Monthly Market Update
- Market volatility surged after the sudden collapse of Silicon Valley Bank and Signature Bank, and fears around systemic risk to the banking sector weighed on market sentiment. However, by month-end, market volatility had declined as concerns around bank stress eased.
- Issues were not limited to the US banking system as doubts around the profitability of Credit Suisse led to that bank’s acquisition by UBS Group in coordination with Swiss regulators.
- Despite the volatility central banks continued their hiking campaign, with the US Fed hiking 25 bps, the Bank of England hiking 25 bps, and the ECB hiking 50 bps.
- US CPI fell from 6.4% to a 6.0% year-over-year increase, in-line with expectations. The US labor market remained robust with a stronger than expected increase to payrolls of 311,000.
- Equity markets overcame the recent turbulence and were generally positive for the month and quarter.
- US Small Caps were an exception with severe underperformance in the month. The index was dragged down by regional banking concerns as the S&P Small Cap Financials index fell nearly 16%. Smaller companies also typically have a greater reliance on bank funding, which could be constrained.

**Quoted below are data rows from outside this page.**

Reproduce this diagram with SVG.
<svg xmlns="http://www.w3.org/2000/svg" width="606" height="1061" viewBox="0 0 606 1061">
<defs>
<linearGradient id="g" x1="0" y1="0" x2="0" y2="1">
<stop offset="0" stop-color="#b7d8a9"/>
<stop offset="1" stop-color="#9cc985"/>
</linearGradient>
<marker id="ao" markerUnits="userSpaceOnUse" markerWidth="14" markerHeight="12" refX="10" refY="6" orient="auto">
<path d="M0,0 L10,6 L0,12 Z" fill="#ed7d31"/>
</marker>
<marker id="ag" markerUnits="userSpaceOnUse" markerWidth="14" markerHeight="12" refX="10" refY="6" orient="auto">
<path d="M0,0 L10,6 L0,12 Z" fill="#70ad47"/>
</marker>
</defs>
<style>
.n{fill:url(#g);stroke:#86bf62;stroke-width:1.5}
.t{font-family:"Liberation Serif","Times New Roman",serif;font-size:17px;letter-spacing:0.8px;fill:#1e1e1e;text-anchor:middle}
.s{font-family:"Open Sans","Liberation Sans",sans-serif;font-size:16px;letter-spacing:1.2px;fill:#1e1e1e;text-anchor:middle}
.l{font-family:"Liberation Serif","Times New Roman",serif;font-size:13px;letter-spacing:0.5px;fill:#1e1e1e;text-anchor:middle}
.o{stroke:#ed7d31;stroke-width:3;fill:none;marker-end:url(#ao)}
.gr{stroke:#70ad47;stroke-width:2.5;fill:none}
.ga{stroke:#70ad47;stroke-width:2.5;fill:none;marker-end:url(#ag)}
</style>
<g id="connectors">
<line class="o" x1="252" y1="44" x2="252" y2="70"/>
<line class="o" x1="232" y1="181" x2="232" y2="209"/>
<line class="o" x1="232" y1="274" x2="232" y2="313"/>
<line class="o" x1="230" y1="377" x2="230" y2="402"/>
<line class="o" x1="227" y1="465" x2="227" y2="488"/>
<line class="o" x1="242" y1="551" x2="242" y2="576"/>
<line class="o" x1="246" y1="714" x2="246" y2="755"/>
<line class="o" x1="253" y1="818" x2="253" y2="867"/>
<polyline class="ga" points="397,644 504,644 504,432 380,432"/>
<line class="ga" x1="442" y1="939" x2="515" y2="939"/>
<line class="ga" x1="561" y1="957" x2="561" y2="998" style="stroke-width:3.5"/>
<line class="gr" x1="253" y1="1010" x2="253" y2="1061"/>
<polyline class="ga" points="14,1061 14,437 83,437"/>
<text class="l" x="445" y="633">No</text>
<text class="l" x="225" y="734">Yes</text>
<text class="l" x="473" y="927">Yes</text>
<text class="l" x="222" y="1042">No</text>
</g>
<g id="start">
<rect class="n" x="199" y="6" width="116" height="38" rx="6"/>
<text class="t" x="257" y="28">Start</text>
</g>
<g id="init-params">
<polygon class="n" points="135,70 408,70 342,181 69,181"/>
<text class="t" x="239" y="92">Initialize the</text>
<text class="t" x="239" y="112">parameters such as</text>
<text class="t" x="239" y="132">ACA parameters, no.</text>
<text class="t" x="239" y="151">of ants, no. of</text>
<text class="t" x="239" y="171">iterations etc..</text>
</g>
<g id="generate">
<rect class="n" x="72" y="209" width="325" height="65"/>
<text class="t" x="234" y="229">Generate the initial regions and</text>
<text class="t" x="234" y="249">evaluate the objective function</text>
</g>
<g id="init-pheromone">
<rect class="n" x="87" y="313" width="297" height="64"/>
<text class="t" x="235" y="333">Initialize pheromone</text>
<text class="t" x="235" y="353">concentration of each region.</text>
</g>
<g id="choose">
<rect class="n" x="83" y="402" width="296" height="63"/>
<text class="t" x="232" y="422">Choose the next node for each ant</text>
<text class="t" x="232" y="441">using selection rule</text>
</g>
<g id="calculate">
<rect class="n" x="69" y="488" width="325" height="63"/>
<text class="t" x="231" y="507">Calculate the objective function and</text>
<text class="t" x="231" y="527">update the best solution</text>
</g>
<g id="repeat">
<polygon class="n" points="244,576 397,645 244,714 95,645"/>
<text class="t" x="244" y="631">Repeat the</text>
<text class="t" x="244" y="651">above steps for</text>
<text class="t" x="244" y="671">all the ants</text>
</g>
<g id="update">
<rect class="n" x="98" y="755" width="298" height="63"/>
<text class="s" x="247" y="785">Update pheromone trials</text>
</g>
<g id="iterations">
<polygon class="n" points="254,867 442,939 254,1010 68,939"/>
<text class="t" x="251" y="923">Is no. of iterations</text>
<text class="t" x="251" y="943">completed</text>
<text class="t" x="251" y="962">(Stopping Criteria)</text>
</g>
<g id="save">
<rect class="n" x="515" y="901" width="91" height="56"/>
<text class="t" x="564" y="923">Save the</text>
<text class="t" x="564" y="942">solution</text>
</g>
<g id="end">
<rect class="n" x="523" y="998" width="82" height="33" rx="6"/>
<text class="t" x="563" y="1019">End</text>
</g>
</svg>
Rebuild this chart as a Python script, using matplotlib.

- Valuations on forward earnings were modestly higher given positive performance and weakness in Small Cap earnings. Forward earnings projections have been under pressure in recent months across indices, and Non-US Developed currently exhibits the strongest recent trend.
Global Fixed Income
- Bond market volatility soared as the MOVE index, which tracks volatility in the government bond market, hit a 15-year high. The 10-year US Treasury yield declined 45 bps.
- Credit spreads widened in the month amid the banking stress as investment grade spreads were 14 bps higher and high yield 43 bps higher. Both measures remain below average, but strong fundamentals should help credit weather a slowing economy.
- Sovereign yields were lower across the globe, as the banking crisis led traders to reassess the likely path of central bank rates.
Global Real Estate
- Core real estate returns continued to decline, turning negative in the 4th quarter for the first time since 2Q 2020.
- Real estate returns could continue to be challenged as higher interest rates put upward pressure on cap rates, which currently sit near historic lows.
- Banking industry stress could put further pressure on the commercial real estate market by constraining lending and raising borrowing costs.